Once the contract mobilisation period has ended and the contract has been implemented, you will move to the normal working period of the contract.

As you would expect, delivering to the Scottish public sector is very much like doing business with the private sector. The basic principles of good business apply:

  • nsure you meet deadlines/timescales
  • meet with the buyer and the users regularly to ensure they are happy with the product delivery and response times
  • respond quickly to queries or problems
  • submit invoices on a regular basis, in accordance with the conditions of contract
  • ensure that you are meeting any Key Performance Indicators (KPIs) agreed with the buyer at the outset of the contract e.g. on Prompt Payment, and taking any remedial action if any KPIs are not being met
  • ascertain if the customer is: 
    • satisfied with the product or service
    • satisfied with your overall performance during the contract

Do not be afraid to suggest new products/solutions. Innovation is welcomed.


The frequency and method of the meetings/communications e.g. face to face, video conferencing, teleconferencing, by written correspondence, during the life of the contract may change from those held during the mobilisation period, and will vary from contract to contract depending on a number of factors e.g.:

  • contract risk
  • contract complexity
  • contract value involved
  • current issues being encountered
  • the stage of the contract e.g. less communications may be required if the contract has been running well for some time
  • geographical location of key representatives.

On-going communication, by whatever method(s), during a contract is key:  it will help to improve and sustain the relationship you have with the buyer. 

The management information and reporting/scorecarding schedule agreed at the mobilisation stage should continue throughout the life of the contract.  Meetings should have a pre-agreed agenda so that all involved parties are prepared for the meeting and can provide the information required on time.

Problem Solving and Innovation

Throughout the life of the contract, or indeed other contracts that you have been involved in, you may encounter issues that need to be solved and/or have suggestions for ways or changing or improving the way the contract is working e.g. moving from manual invoicing to electronic invoicing.

Such ideas should be encouraged as they may improve contract efficiency.  Any new suggestions should be fully discussed and agreed with the buyer, including any proposed changes to ways of working and the potential costs involved, before any kind of implementation.  It may be a good idea to hold a small pilot or trial first before committing to a full implementation.

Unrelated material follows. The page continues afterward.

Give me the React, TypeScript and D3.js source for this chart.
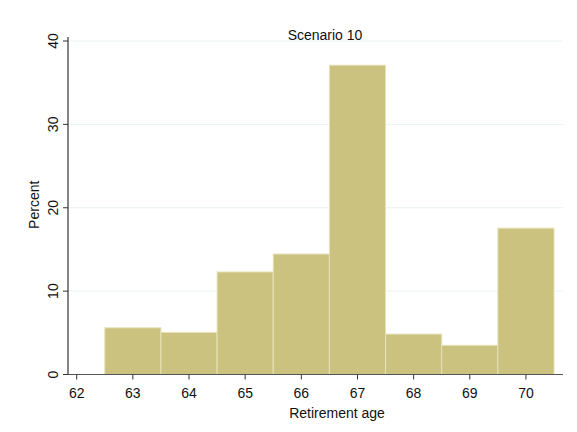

Some examples of things to consider when working on an existing contract are:

  • can the use of tools help e.g. communications or IT systems help?
  • can distribution costs be reduced?
  • would using sub-contractors be beneficial?
  • could you work with others e.g. are there any collaboration opportunities?
  • what about reverse engineering e.g. can you replace, change, remove components?
  • could you replace, change, remove, reuse, sell on or scrap packaging?
  • map out your end to end supply chain – what links can be changed? Removed? Improved?
  • benchmark other organisations to see what works for them;
  • use score-carding to identify areas which need improvement and then promote innovation.